I’m not personally very religious, except in unusual situations3, but my go-to bible quote is:

Some trust in chariots, and some in horses; but we will remember the name of the Lord our God. — Psalms 20:7

The most fascinating—and reassuring—worry discussed at the meetup was how to avoid the idolatry of the 2008 elections. Yes, there was a thrill when Palin called us around lunchtime, but the thrill was in the upper part of our bodies—the heart and the head—rather than a shiver down the lower parts. We support Palin for a shared vision of a uniquely American liberty and for the courage of her convictions, rather than for a well-creased suit and tight swimwear. We don’t look to her to lower the seas, heal the planet, and buy us a house; we don’t look for her to give us anything, but rather for the opportunity to work like hell to create something of our own. The promise is of blood, sweat, toil, and tears, rather than a weakly illusory peace in our time.

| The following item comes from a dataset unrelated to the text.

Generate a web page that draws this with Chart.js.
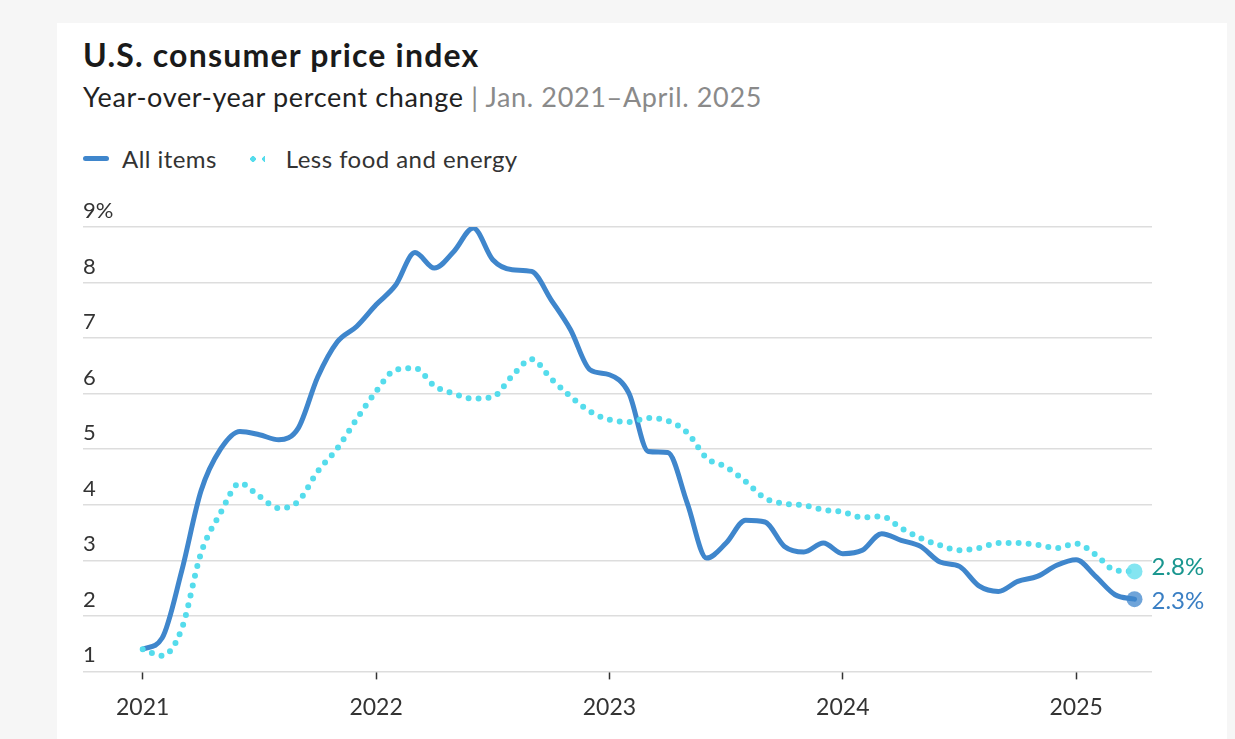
<!DOCTYPE html>
<html lang="en">
<head>
  <meta charset="UTF-8" />
  <title>U.S. consumer price index</title>
  <style>
    body {
      margin: 0;
      width: 1235px;
      height: 739px;
      overflow: hidden;
      background: #f6f6f6;
      font-family: Lato, sans-serif;
      color: #222;
      position: relative;
    }
    .card {
      position: absolute;
      left: 57px;
      top: 23px;
      width: 1170px;
      height: 760px;
      background: #fff;
    }
    h1 {
      position: absolute;
      left: 83px;
      top: 35px;
      margin: 0;
      font-size: 32px;
      font-weight: 700;
      color: #1a1a1a;
      letter-spacing: 1.2px;
    }
    .sub {
      position: absolute;
      left: 83px;
      top: 80px;
      font-size: 27px;
      letter-spacing: 0.65px;
      color: #222;
    }
    .sub span { color: #8a8a8a; }
    .legend {
      position: absolute;
      left: 83px;
      top: 144px;
      font-size: 24px;
      letter-spacing: 0.45px;
      color: #333;
      display: flex;
      align-items: center;
    }
    .swatch-line {
      display: inline-block;
      width: 26px;
      height: 5px;
      border-radius: 3px;
      background: #3f86cc;
      margin-right: 13px;
    }
    .swatch-dots {
      display: inline-block;
      margin: 0 21px 0 30px;
      width: 18px;
      height: 6px;
      background: radial-gradient(circle, #55dcec 2.6px, transparent 3px) 0 0 / 12px 6px repeat-x;
    }
    #wrap {
      position: absolute;
      left: 0;
      top: 195px;
      width: 1235px;
      height: 546px;
    }
  </style>
</head>
<body>
  <div class="card"></div>
  <h1>U.S. consumer price index</h1>
  <div class="sub">Year-over-year percent change <span>| Jan. 2021–April. 2025</span></div>
  <div class="legend">
    <span class="swatch-line"></span>All items
    <span class="swatch-dots"></span>Less food and energy
  </div>
  <div id="wrap"><canvas id="cpi"></canvas></div>

  <script src="https://cdn.jsdelivr.net/npm/chart.js"></script>
  <script>
    // months since Jan. 2021 (0 .. 51 = April 2025)
    const allItems = [
      1.4, 1.6, 2.8, 4.25, 5.0, 5.32, 5.26, 5.17, 5.38, 6.3, 6.93, 7.21,
      7.6, 7.95, 8.54, 8.26, 8.56, 8.98, 8.41, 8.23, 8.2, 7.69, 7.15, 6.43,
      6.34, 6.01, 4.96, 4.94, 4.03, 3.04, 3.31, 3.72, 3.69, 3.25, 3.15, 3.31,
      3.12, 3.18, 3.48, 3.36, 3.25, 2.97, 2.89, 2.54, 2.44, 2.62, 2.71, 2.91,
      3.01, 2.71, 2.38, 2.3
    ];
    const lessFoodEnergy = [
      1.4, 1.28, 1.76, 3.13, 3.85, 4.39, 4.15, 3.94, 4.06, 4.6, 5.01, 5.54,
      6.04, 6.43, 6.46, 6.14, 6.0, 5.91, 5.94, 6.32, 6.62, 6.27, 5.95, 5.68,
      5.53, 5.49, 5.56, 5.51, 5.3, 4.84, 4.68, 4.42, 4.12, 4.02, 3.99, 3.91,
      3.87, 3.77, 3.79, 3.58, 3.4, 3.27, 3.18, 3.22, 3.31, 3.31, 3.28, 3.22,
      3.3, 3.1, 2.82, 2.8
    ];
    const yearTicks = [0, 12, 24, 36, 48];
    const yearLabels = ['2021', '2022', '2023', '2024', '2025'];
    const yTicks = [1, 2, 3, 4, 5, 6, 7, 8, 9];
    const yLabels = ['1', '2', '3', '4', '5', '6', '7', '8', '9%'];

    const BLUE = '#3f86cc';
    const CYAN = '#55dcec';
    const last = allItems.length - 1;

    const toPoints = arr => arr.map((v, i) => ({ x: i, y: v }));

    // end-of-line value labels
    const endLabels = {
      id: 'endLabels',
      afterDatasetsDraw(chart) {
        const { ctx, scales: { x, y } } = chart;
        const px = x.getPixelForValue(last);
        ctx.save();
        ctx.font = '24px Lato, sans-serif';
        ctx.textBaseline = 'middle';
        ctx.textAlign = 'left';
        ctx.fillStyle = '#1a968f';
        ctx.fillText(lessFoodEnergy[last].toFixed(1) + '%', px + 17, y.getPixelForValue(lessFoodEnergy[last]) - 4);
        ctx.fillStyle = '#3a7fc4';
        ctx.fillText(allItems[last].toFixed(1) + '%', px + 17, y.getPixelForValue(allItems[last]) + 2);
        ctx.restore();
      }
    };

    new Chart(document.getElementById('cpi'), {
      type: 'line',
      data: {
        datasets: [
          {
            label: 'Less food and energy',
            data: toPoints(lessFoodEnergy),
            borderColor: CYAN,
            borderWidth: 6,
            borderDash: [0, 10],
            borderCapStyle: 'round',
            cubicInterpolationMode: 'monotone',
            pointRadius: c => c.dataIndex === last ? 8 : 0,
            pointBackgroundColor: 'rgba(110, 225, 238, 0.85)',
            pointBorderWidth: 0
          },
          {
            label: 'All items',
            data: toPoints(allItems),
            borderColor: BLUE,
            borderWidth: 5,
            borderCapStyle: 'round',
            borderJoinStyle: 'round',
            cubicInterpolationMode: 'monotone',
            pointRadius: c => c.dataIndex === last ? 8 : 0,
            pointBackgroundColor: 'rgba(63, 134, 204, 0.75)',
            pointBorderWidth: 0
          }
        ]
      },
      options: {
        responsive: true,
        maintainAspectRatio: false,
        animation: false,
        layout: { padding: { left: 83, right: 83, top: 32, bottom: 6 } },
        plugins: {
          legend: { display: false },
          tooltip: { enabled: false }
        },
        scales: {
          x: {
            type: 'linear',
            min: -3.07,
            max: 51.9,
            afterBuildTicks: axis => { axis.ticks = yearTicks.map(v => ({ value: v })); },
            ticks: {
              callback: (v, i) => yearLabels[i],
              font: { family: 'Lato', size: 23 },
              color: '#333',
              padding: 14,
              maxRotation: 0,
              autoSkip: false
            },
            grid: { drawOnChartArea: false, tickLength: 8, tickColor: '#333', tickWidth: 1.5 },
            border: { display: false }
          },
          y: {
            min: 1,
            max: 9,
            afterBuildTicks: axis => { axis.ticks = yTicks.map(v => ({ value: v })); },
            ticks: {
              mirror: true,
              padding: 0,
              labelOffset: -16,
              callback: (v, i) => yLabels[i],
              font: { family: 'Lato', size: 22 },
              color: '#333'
            },
            grid: { color: '#dddddd', lineWidth: 1.5, drawTicks: false },
            border: { display: false }
          }
        }
      },
      plugins: [endLabels]
    });
  </script>
</body>
</html>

“If there must be trouble, let it be in my day, that my child may have peace.”

More than anyone else I pay attention to, today’s journalists seem to want saviors. Chris Matthews said what he said about Obama because he was looking for an idol, and he wasn’t alone. No human can match those expectations. As Obama’s pedestal crumbles, some of those people will turn to someone else. I expect some of them to turn to Palin, and that’s going to be something to be wary of. Those who trust in the latest idol are forever looking for the next one. But those who remember core principles need not fear idolatry.

I leave the Atom and the Spectre’s secret identities up to you.

  1. Yes, Wonder Woman was the Justice Society’s secretary, and kept their books. See All-Star Comics 12.

  2. As a movie, it would have a nice frame: Bruce helped put Feinstein into office back in 1992.

  3. Take-offs, landings, and public speaking, none of which apply here.